- Coat of arms
- Interactive map of Gmina Milejów
- Coordinates (Milejów-Osada): 51°13′26″N 22°55′44″E﻿ / ﻿51.22389°N 22.92889°E
- Country: Poland
- Voivodeship: Lublin
- County: Łęczna
- Seat: Milejów-Osada

Area
- • Total: 115.66 km^{2} (44.66 sq mi)

Population (2015)
- • Total: 9,263
- • Density: 80.09/km^{2} (207.4/sq mi)
- Website: https://www.milejow.pl

= Gmina Milejów =

Gmina Milejów is a rural gmina (administrative district) in Łęczna County, Lublin Voivodeship, in eastern Poland. Its seat is the village of Milejów-Osada, which lies approximately 10 km south of Łęczna and 26 km east of the regional capital Lublin.

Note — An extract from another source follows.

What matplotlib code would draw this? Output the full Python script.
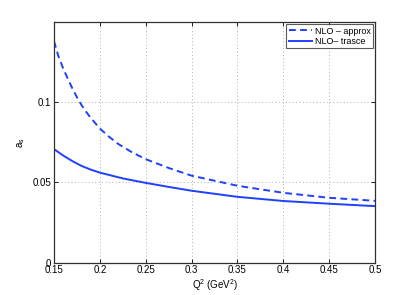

The gmina covers an area of 115.66 km2, and as of 2006 its total population is 9,256 (9,263 in 2015). Gmina Milejów is the only municipality in Łęczna County located on the Lublin–Chełm railway line. The area has historically been associated with fruit and vegetable processing industry.

== History ==
Throughout the centuries, the estates of Milejów belonged to many prominent noble and magnate families. The gmina has a rich history dating back to the medieval period, with several villages in the area mentioned in historical records from the 14th century.

== Notable landmarks ==

=== Milejów Manor ===
The manor house in Milejów is a two-story wooden building constructed in 1903 by Antoni Rostworowski. A distillery is located nearby, down by the Wieprz River.

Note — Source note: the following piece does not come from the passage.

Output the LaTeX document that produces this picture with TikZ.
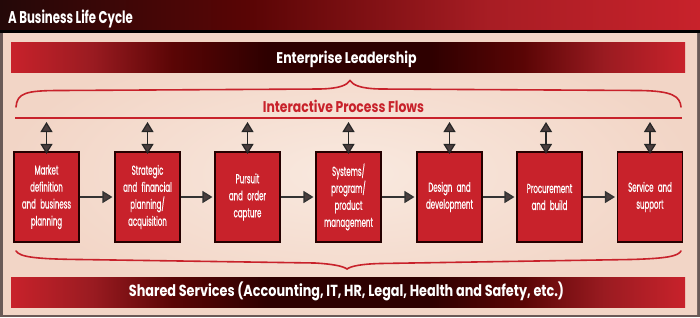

=== Church of the Assumption of the Blessed Virgin Mary ===
The Roman Catholic parish church in Milejów was built in an eclectic style between 1855 and 1859. It was funded by Helena Chrapowiecka (née Suffczyńska) and Stanisław and Antoni Rostworowski. The church was expanded between 1990 and 1996. A bell tower with three bells stands next to the church, and part of the original fence includes a wall with an iron gate from the period of the church's construction.

=== Chapel of St. John of Nepomuk ===
A chapel dedicated to St. John of Nepomuk was built at the beginning of the 20th century and forms part of the manor complex.

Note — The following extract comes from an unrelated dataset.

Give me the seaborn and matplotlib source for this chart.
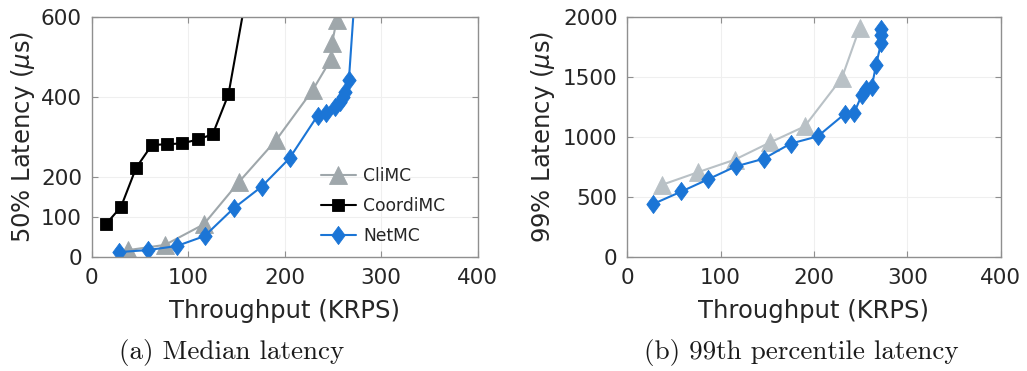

=== Milejów Sugar Factory ===
The Milejów Sugar Factory was established in 1907 as a joint-stock company, with local landowners on its board of directors. Two workers' housing buildings were constructed alongside the factory. After World War II, the site became a fruit and vegetable processing plant.

=== Independence Cross ===
The Independence Cross in Milejów was constructed by residents of Milejów and Jaszczów in 1918–1919 to commemorate Poland's regaining of independence.

== War memorials and cemeteries ==

=== Milejów Cemetery ===
The cemetery in Milejów contains the grave of an unknown soldier from 1939, as well as the grave of January Uprising participant Romuald Kostkowski.

=== Partisan Memorial in Majdan Siostrzytowski ===
A memorial marks the site of a battle on May 24, 1945, after World War II had ended in Europe. A unit of "cursed soldiers" led by Major Józef Wojtuń (nom de guerre "Sęk-Zawieja") fought against soldiers of the communist Security Office and the Soviet NKVD. The battle occurred due to the betrayal of one of the partisans. The attackers managed to surround and attack the sleeping partisans, resulting in the deaths of 27 fighters. Seventeen of the fallen are buried in a mass grave at the battle site, while the remaining bodies were taken by families and buried in local cemeteries.

=== War Cemetery in Maryniów ===
A World War I military cemetery containing the graves of German, Austrian, and Russian soldiers.

=== War Cemetery in Zalesie ===
A World War I military cemetery with graves of Polish, German, and Russian soldiers.

=== January Uprising Mound in Klarów ===
A burial mound in Klarów marks the grave of January Uprising insurgents from 1863. It is located at the entrance to a forest and is surrounded by trees with a cross.

=== Ostrówek-Kolonia Memorial ===
A monument unveiled in 1986 commemorates 24 village residents murdered by the Germans in 1944. The village was pacified by the occupiers for cooperating with partisans.

== Villages ==
Gmina Milejów contains the villages and settlements of Antoniów, Antoniów-Kolonia, Białka, Białka-Kolonia, Cyganka, Dąbrowa, Górne, Jaszczów, Jaszczów-Kolonia, Kajetanówka, Klarów, Łańcuchów, Łysołaje, Łysołaje-Kolonia, Maryniów, Milejów, Milejów-Osada, Ostrówek-Kolonia, Popławy, Starościce, Wólka Bielecka, Wólka Łańcuchowska, Zalesie and Zgniła Struga.

== Neighbouring gminas ==
Gmina Milejów is bordered by the gminas of Łęczna, Mełgiew, Piaski, Puchaczów, Siedliszcze and Trawniki.

== Transport ==
The gmina is served by a station on the PKP Lublin–Chełm railway line.